Friday, December 19, 2008

Flushed away

We were at a restaurant recently when Will decided that he is old enough to go to the bathroom by himself.

He stopped agreeing to accompany me to the ladies room quite awhile ago. That rite of passage has meant many a long wait for me outside the mens room ... usually made more frustrating by the fact that I see grown men walking out, laughing uncontrollably.

So, when Will decided he could go by himself -- I didn't have to wait outside -- I was all over that one.

Off he went.

He was gone for about .5 seconds when he came back and said, "Which one is it again?"

Scott: "The one that says M-E-N."

Off he went.

And I knew, I just knew there would be an issue.

Off I went.

There he was, going back and forth between the two doors.
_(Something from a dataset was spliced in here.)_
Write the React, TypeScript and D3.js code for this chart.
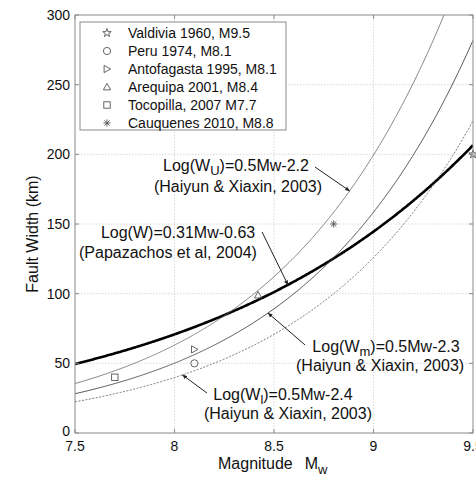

He looked at me, pointed to both doors, and said, "Mommy! M-E-N!"

It's how his brain works: M-E-N is in the word "men" AND the word "women."

I pointed him in the right direction and he took off again, my big little m-a-n.

Back at our table, Scott and I were enjoying a few quiet moments with Charlie when a stranger came over to me.

"Is your name Jana?"

"Yes."

"Your little boy is looking for you."

Oh, God.

I rounded the corner and there he was, pants around his ankles outside the men's room.

"Mommy! I don't know how to flush this thing!"

Well, I've now added "can flush a urinal" to my list of talents. I think I'll put it in between "can get baby poop out of the carpet" and "can reasonably function on three hours of sleep."